Given records
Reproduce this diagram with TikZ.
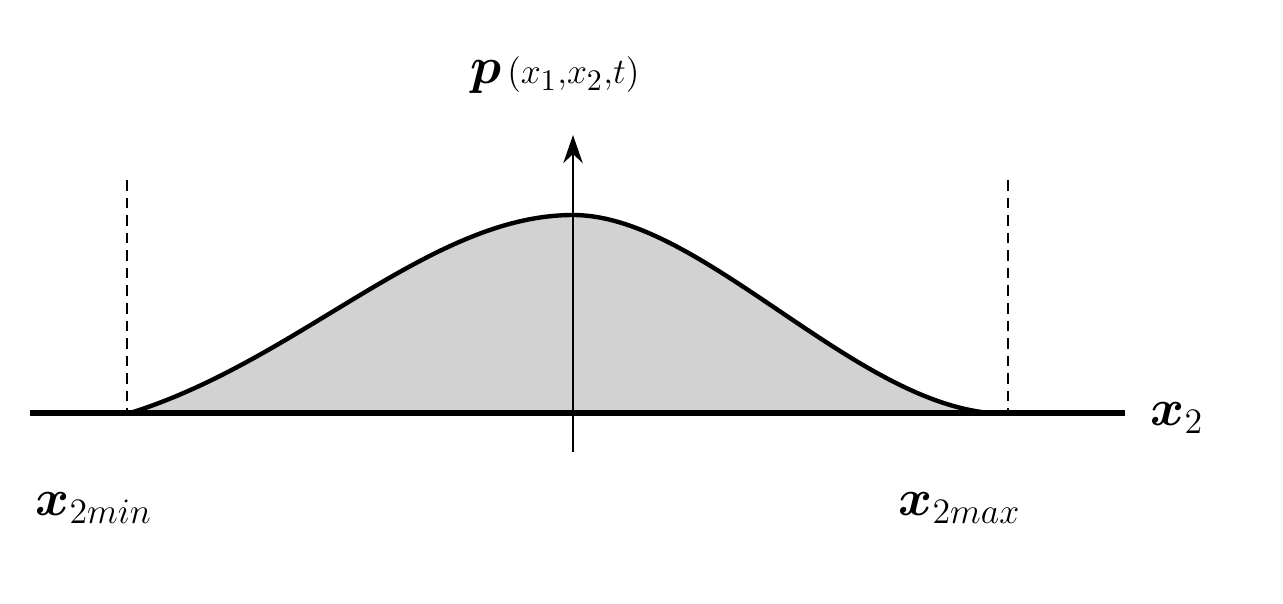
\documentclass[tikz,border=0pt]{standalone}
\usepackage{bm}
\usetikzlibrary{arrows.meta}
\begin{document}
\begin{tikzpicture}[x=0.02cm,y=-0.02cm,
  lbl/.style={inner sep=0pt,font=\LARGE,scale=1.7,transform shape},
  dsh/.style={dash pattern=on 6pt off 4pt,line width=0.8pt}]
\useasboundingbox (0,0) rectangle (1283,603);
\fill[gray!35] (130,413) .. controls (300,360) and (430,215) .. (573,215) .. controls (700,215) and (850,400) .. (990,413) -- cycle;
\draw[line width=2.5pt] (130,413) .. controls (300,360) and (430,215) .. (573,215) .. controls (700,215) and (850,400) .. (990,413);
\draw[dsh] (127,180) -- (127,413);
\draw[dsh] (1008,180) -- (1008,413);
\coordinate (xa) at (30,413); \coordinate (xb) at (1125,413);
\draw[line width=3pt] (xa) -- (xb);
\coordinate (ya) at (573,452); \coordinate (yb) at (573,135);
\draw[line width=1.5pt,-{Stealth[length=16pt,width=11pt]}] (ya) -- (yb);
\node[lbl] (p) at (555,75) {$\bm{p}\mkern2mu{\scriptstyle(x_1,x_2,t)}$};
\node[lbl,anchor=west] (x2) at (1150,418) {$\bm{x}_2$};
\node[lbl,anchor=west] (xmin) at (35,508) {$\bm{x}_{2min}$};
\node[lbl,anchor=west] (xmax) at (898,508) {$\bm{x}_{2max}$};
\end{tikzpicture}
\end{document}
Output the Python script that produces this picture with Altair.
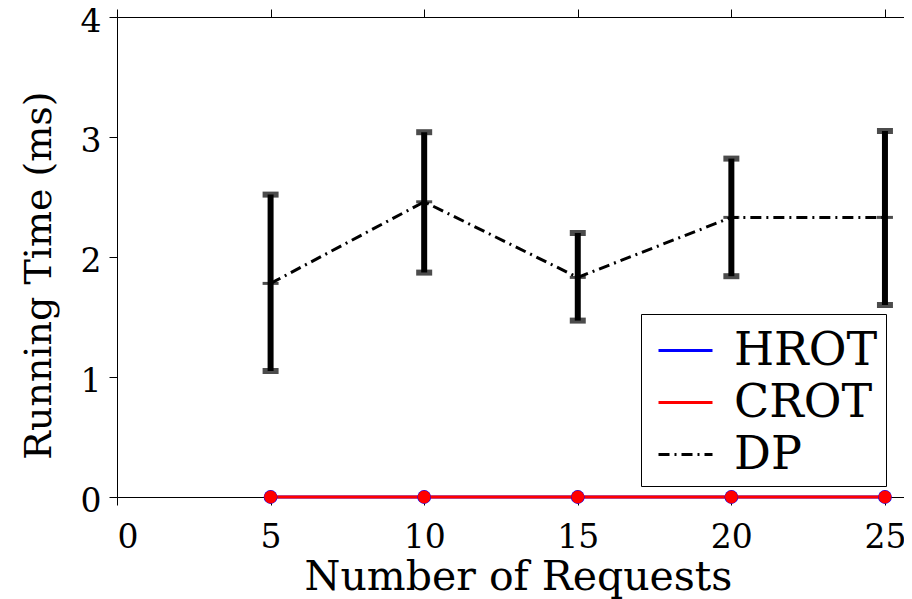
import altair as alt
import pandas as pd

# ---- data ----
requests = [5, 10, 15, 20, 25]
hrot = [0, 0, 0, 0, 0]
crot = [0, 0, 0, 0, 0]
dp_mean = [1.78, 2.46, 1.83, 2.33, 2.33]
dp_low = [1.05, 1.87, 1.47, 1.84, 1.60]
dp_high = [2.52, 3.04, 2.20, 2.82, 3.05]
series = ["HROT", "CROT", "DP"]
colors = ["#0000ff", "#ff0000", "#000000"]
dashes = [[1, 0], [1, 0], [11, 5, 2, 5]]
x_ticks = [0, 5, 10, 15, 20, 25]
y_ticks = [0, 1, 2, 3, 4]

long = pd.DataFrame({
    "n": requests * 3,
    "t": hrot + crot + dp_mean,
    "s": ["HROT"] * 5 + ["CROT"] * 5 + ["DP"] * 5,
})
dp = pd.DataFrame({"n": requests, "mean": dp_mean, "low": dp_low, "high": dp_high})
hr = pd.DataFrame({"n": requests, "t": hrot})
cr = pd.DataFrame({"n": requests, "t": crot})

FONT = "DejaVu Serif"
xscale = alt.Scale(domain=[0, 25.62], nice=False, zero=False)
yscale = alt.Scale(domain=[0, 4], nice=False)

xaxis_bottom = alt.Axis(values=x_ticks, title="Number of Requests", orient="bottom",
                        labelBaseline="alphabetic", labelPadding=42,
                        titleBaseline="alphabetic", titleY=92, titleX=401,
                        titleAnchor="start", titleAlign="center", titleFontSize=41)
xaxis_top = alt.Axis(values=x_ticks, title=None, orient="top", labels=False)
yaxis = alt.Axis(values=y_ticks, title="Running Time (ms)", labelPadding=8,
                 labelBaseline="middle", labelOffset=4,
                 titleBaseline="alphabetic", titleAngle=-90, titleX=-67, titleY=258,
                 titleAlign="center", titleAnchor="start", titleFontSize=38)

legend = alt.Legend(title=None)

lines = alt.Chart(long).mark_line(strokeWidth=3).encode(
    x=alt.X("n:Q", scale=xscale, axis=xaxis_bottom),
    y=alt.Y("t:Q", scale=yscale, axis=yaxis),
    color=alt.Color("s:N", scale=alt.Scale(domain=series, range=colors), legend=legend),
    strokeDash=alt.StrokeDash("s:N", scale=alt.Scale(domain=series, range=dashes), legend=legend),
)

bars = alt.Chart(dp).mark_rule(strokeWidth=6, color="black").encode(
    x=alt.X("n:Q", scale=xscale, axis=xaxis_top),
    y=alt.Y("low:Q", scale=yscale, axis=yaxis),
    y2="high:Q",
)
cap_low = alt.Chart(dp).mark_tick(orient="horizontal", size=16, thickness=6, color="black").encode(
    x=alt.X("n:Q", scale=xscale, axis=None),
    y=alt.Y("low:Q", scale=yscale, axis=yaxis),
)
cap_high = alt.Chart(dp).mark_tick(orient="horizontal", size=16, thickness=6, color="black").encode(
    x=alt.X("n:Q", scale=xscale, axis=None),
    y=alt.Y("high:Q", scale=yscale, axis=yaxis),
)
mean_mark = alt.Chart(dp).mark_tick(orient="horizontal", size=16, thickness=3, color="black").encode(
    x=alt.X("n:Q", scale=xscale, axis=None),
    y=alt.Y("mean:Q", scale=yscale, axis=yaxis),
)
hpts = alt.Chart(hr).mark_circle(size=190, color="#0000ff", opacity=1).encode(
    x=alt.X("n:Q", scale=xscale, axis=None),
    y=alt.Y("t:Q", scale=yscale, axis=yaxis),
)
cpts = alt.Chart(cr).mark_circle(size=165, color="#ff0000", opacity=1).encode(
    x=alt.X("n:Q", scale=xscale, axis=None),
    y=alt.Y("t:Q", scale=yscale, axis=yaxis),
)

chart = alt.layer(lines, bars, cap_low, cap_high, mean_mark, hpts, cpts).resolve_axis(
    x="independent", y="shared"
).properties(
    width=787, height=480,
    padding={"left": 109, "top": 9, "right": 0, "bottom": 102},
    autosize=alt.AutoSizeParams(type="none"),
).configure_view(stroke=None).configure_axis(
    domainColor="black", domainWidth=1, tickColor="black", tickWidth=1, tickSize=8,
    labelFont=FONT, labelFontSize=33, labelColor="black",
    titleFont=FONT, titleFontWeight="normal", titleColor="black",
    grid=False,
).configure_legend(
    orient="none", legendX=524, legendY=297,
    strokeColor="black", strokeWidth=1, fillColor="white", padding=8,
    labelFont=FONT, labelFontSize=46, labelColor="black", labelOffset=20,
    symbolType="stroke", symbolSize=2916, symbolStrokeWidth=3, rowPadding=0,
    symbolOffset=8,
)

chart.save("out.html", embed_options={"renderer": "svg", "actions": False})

The problem
Where does the word "with" appear in the listing? List each line that holds it.

Final result
Reproduce this diagram with TikZ.
Output the Python script that produces this picture with Altair.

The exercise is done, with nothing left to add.